### EXERCISE GOAL
Output the first line of the listing and each line after it, up to and including the line that contains "import * as", exactly as written, minus the pictures.

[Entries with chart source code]
----

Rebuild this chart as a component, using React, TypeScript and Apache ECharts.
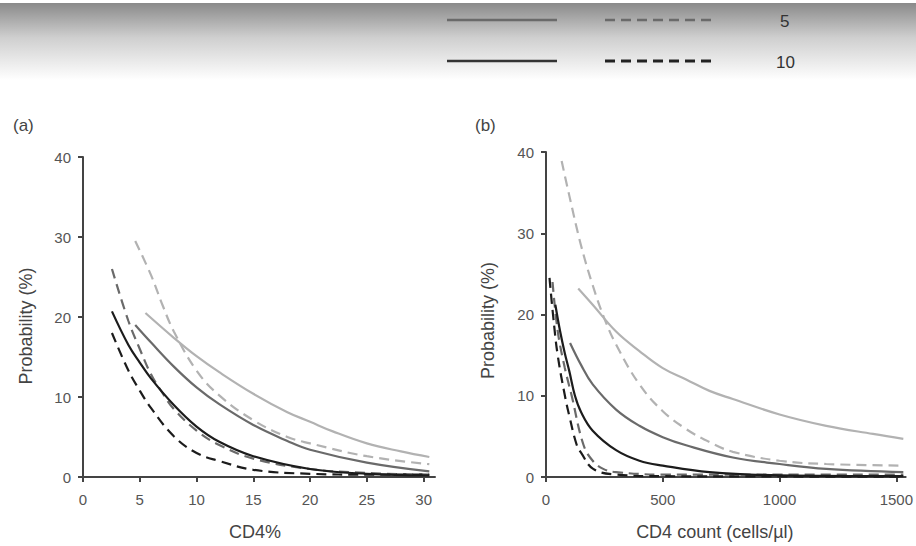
import React, { useEffect, useRef } from "react";
import * as echarts from "echarts";

// ---- Data: panel (a) CD4% ----
const cd4PctTicks = [0, 5, 10, 15, 20, 25, 30];
const probTicks = [0, 10, 20, 30, 40];
const aLightSolid = [[5.5, 20.5], [8, 17.4], [10, 15.1], [12, 13.1], [15, 10.4], [18, 8.1], [20, 6.9], [22, 5.7], [25, 4.2], [28, 3.2], [30.5, 2.5]];
const aLightDash = [[4.6, 29.5], [6, 25.2], [7, 21.5], [8, 18.2], [10, 13.3], [12, 10.2], [15, 7.1], [18, 5.0], [20, 4.2], [25, 2.6], [30.5, 1.6]];
const aMidSolid = [[4.6, 19], [6, 16.8], [8, 13.8], [10, 11.2], [12, 9.1], [15, 6.5], [18, 4.5], [20, 3.4], [25, 1.8], [30.5, 0.7]];
const aMidDash = [[2.55, 26], [4, 19.5], [5, 16], [6, 12.8], [7, 10.5], [8, 8.5], [10, 5.8], [12, 4.0], [15, 2.3], [20, 1.0], [25, 0.5], [30.5, 0.3]];
const aBlackSolid = [[2.55, 20.7], [4, 16.5], [5, 14.3], [6, 12.3], [8, 9.0], [10, 6.3], [12, 4.4], [15, 2.6], [20, 1.0], [25, 0.4], [30.5, 0.2]];
const aBlackDash = [[2.55, 18], [4, 13.3], [5, 10.8], [6, 8.6], [8, 5.1], [10, 3.0], [12, 2.0], [15, 0.9], [20, 0.4], [25, 0.3], [30.5, 0.3]];

// ---- Data: panel (b) CD4 count ----
const cd4CountTicks = [0, 500, 1000, 1500];
const bLightSolid = [[138, 23.2], [200, 21.2], [300, 17.9], [400, 15.5], [500, 13.4], [600, 12.0], [700, 10.6], [800, 9.6], [1000, 7.7], [1200, 6.3], [1400, 5.3], [1530, 4.7]];
const bLightDash = [[67, 38.9], [100, 34.6], [150, 28.5], [200, 23.6], [250, 19.5], [300, 16.3], [400, 11.4], [500, 8.1], [600, 5.9], [700, 4.3], [800, 3.1], [1000, 2.0], [1200, 1.6], [1530, 1.4]];
const bMidSolid = [[103, 16.5], [150, 13.8], [200, 11.4], [300, 8.3], [400, 6.3], [500, 4.9], [600, 3.9], [800, 2.4], [1000, 1.6], [1200, 1.0], [1530, 0.6]];
const bMidDash = [[28, 24], [50, 18], [80, 13.5], [110, 10], [160, 4], [200, 2], [245, 1], [300, 0.6], [500, 0.3], [1000, 0.3], [1530, 0.3]];
const bBlackSolid = [[40, 21.2], [60, 18], [80, 15.3], [100, 13], [124, 10], [150, 8], [200, 5.7], [300, 3.3], [400, 2.0], [500, 1.4], [700, 0.6], [1000, 0.2], [1530, 0.1]];
const bBlackDash = [[15, 24.5], [30, 20], [50, 15], [81, 10], [100, 7.5], [131, 4], [150, 3], [202, 1], [300, 0.3], [500, 0.1], [1530, 0.05]];

const legendLabels = ["5", "10"];

const FONT = "Liberation Sans, Arial, Helvetica, sans-serif";
const LIGHT = "#b2b2b2";
const MID = "#6a6a6a";
const DARK = "#1c1c1c";
const AXIS = "#444";

function makeSeries(name: string, data: number[][], color: string, dashed: boolean, idx: number) {
  return {
    name,
    type: "line",
    xAxisIndex: idx,
    yAxisIndex: idx,
    data,
    smooth: 0.4,
    showSymbol: false,
    symbol: "none",
    lineStyle: { color, width: 2.2, type: dashed ? [10, 6] : "solid" },
    z: 3,
  };
}

const tickStyle = { show: true, length: 5, lineStyle: { color: AXIS, width: 2 } };
const labelStyle = { color: "#555", fontSize: 15, fontFamily: FONT, formatter: (v: number) => String(v) };
const nameStyle = { color: "#444", fontSize: 18, fontFamily: FONT };
const lineStyleAxis = { show: true, onZero: false, lineStyle: { color: AXIS, width: 2 } };

export default function App() {
  const ref = useRef<HTMLDivElement>(null);
  useEffect(() => {
    document.body.style.margin = "0";
    const chart = echarts.init(ref.current!, null, { renderer: "svg" });
    const option = {
      animation: false,
      backgroundColor: "#fff",
      grid: [
        { left: 83, top: 157, width: 352, height: 324 },
        { left: 546, top: 152, width: 360, height: 328 },
      ],
      xAxis: [
        {
          type: "value",
          gridIndex: 0,
          min: 0,
          max: 31,
          axisLine: lineStyleAxis,
          splitLine: { show: false },
          axisTick: { ...tickStyle, customValues: cd4PctTicks },
          axisLabel: { ...labelStyle, customValues: cd4PctTicks, margin: 15 },
          name: "CD4%",
          nameLocation: "middle",
          nameGap: 46,
          nameTextStyle: { ...nameStyle, padding: [0, 8, 0, 0] },
        },
        {
          type: "value",
          gridIndex: 1,
          min: 0,
          max: 1540,
          axisLine: lineStyleAxis,
          splitLine: { show: false },
          axisTick: { ...tickStyle, customValues: cd4CountTicks },
          axisLabel: { ...labelStyle, customValues: cd4CountTicks, margin: 15 },
          name: "CD4 count (cells/\u00b5l)",
          nameLocation: "middle",
          nameGap: 46,
          nameTextStyle: { ...nameStyle, padding: [0, 22, 0, 0] },
        },
      ],
      yAxis: [
        {
          type: "value",
          gridIndex: 0,
          min: 0,
          max: 40,
          interval: 10,
          axisLine: lineStyleAxis,
          splitLine: { show: false },
          axisTick: { ...tickStyle, customValues: probTicks },
          axisLabel: { ...labelStyle, customValues: probTicks, margin: 12 },
          name: "Probability (%)",
          nameLocation: "middle",
          nameGap: 48,
          nameTextStyle: { ...nameStyle, padding: [0, 18, 0, 0] },
        },
        {
          type: "value",
          gridIndex: 1,
          min: 0,
          max: 40,
          interval: 10,
          axisLine: lineStyleAxis,
          splitLine: { show: false },
          axisTick: { ...tickStyle, customValues: probTicks },
          axisLabel: { ...labelStyle, customValues: probTicks, margin: 12 },
          name: "Probability (%)",
          nameLocation: "middle",
          nameGap: 49,
          nameTextStyle: { ...nameStyle, padding: [0, 12, 0, 0] },
        },
      ],
      series: [
        makeSeries("a-light-solid", aLightSolid, LIGHT, false, 0),
        makeSeries("a-light-dash", aLightDash, LIGHT, true, 0),
        makeSeries("a-mid-solid", aMidSolid, MID, false, 0),
        makeSeries("a-mid-dash", aMidDash, MID, true, 0),
        makeSeries("a-black-solid", aBlackSolid, DARK, false, 0),
        makeSeries("a-black-dash", aBlackDash, DARK, true, 0),
        makeSeries("b-light-solid", bLightSolid, LIGHT, false, 1),
        makeSeries("b-light-dash", bLightDash, LIGHT, true, 1),
        makeSeries("b-mid-solid", bMidSolid, MID, false, 1),
        makeSeries("b-mid-dash", bMidDash, MID, true, 1),
        makeSeries("b-black-solid", bBlackSolid, DARK, false, 1),
        makeSeries("b-black-dash", bBlackDash, DARK, true, 1),
      ],
      graphic: [
        {
          type: "rect",
          left: 0,
          top: 3,
          shape: { width: 916, height: 77 },
          z: 0,
          style: {
            fill: new echarts.graphic.LinearGradient(0, 0, 0, 1, [
              { offset: 0, color: "#8a8a8a" },
              { offset: 0.45, color: "#cfcfcf" },
              { offset: 1, color: "#ffffff" },
            ]),
          },
        },
        { type: "line", shape: { x1: 447, y1: 20, x2: 557, y2: 20 }, style: { stroke: MID, lineWidth: 2.5 }, z: 5 },
        { type: "line", shape: { x1: 605, y1: 20, x2: 715, y2: 20 }, style: { stroke: MID, lineWidth: 2.5, lineDash: [10, 6] }, z: 5 },
        { type: "text", x: 780, y: 21, style: { text: legendLabels[0], fill: "#333", font: `17px ${FONT}`, verticalAlign: "middle" }, z: 5 },
        { type: "line", shape: { x1: 447, y1: 61, x2: 557, y2: 61 }, style: { stroke: "#333", lineWidth: 2.5 }, z: 5 },
        { type: "line", shape: { x1: 605, y1: 61, x2: 715, y2: 61 }, style: { stroke: "#222", lineWidth: 3, lineDash: [10, 6] }, z: 5 },
        { type: "text", x: 776, y: 62, style: { text: legendLabels[1], fill: "#333", font: `17px ${FONT}`, verticalAlign: "middle" }, z: 5 },
        { type: "text", x: 13, y: 125, style: { text: "(a)", fill: "#444", font: `17px ${FONT}`, verticalAlign: "middle" }, z: 5 },
        { type: "text", x: 475, y: 125, style: { text: "(b)", fill: "#444", font: `17px ${FONT}`, verticalAlign: "middle" }, z: 5 },
      ],
    };
    chart.setOption(option as any);
    return () => chart.dispose();
  }, []);
  return <div ref={ref} style={{ position: "fixed", left: 0, top: 0, width: 916, height: 546 }} />;
}
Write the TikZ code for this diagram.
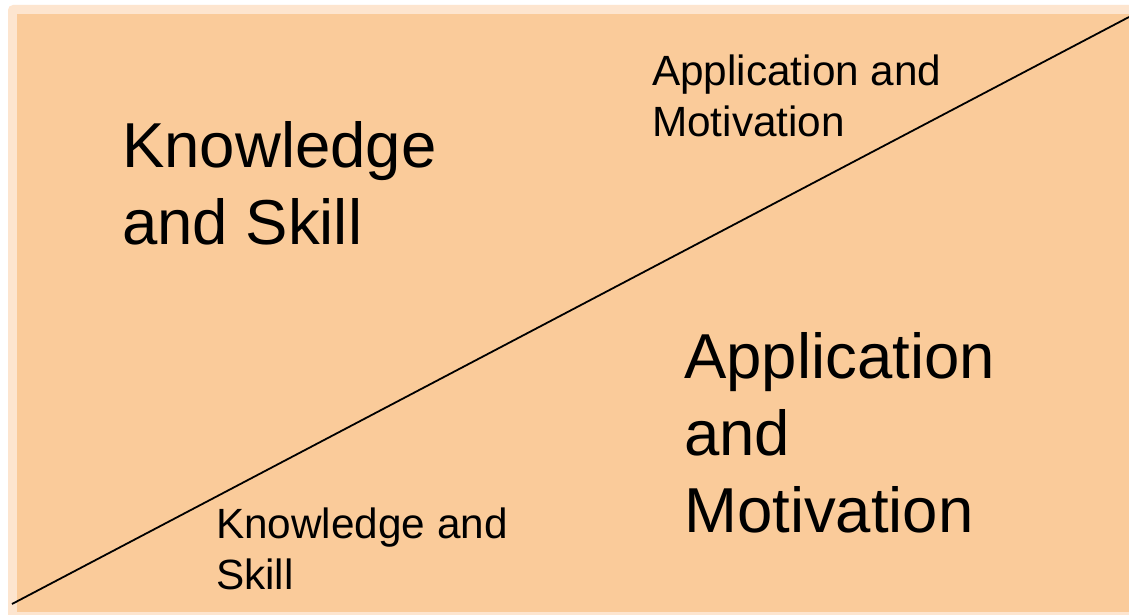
\documentclass[tikz,border=0pt]{standalone}
\usepackage{fontspec}
\setmainfont{Liberation Sans}
\definecolor{fillc}{HTML}{FACB9A}
\definecolor{edgec}{HTML}{FDE5CF}
\begin{document}
\begin{tikzpicture}[x=1pt,y=-1pt,
  bigtxt/.style={anchor=north west,inner sep=0pt,align=left,font=\fontsize{63.5}{77}\selectfont},
  smalltxt/.style={anchor=north west,inner sep=0pt,align=left,font=\fontsize{42.3}{50.5}\selectfont}]
\useasboundingbox (0,0) rectangle (1129,615);
\fill[white] (0,0) rectangle (1129,615);
\fill[edgec,rounded corners=5pt] (8,5) rectangle (1150,640);
\fill[fillc] (17,14) rectangle (1140,612);
\coordinate (lo) at (12,604);
\coordinate (hi) at (1129,17);
\draw[line width=1.8pt] (lo) -- (hi);
\node[bigtxt] (ks) at (122,121) {Knowledge\\and Skill};
\node[smalltxt] (am) at (652,55) {Application and\\Motivation};
\node[bigtxt] (am2) at (684,332) {Application\\and\\Motivation};
\node[smalltxt] (ks2) at (216,508) {Knowledge and\\Skill};
\end{tikzpicture}
\end{document}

----

### SOLUTION FOR THIS TASK
Rebuild this chart as a component, using React, TypeScript and Apache ECharts.
import React, { useEffect, useRef } from "react";
import * as echarts from "echarts";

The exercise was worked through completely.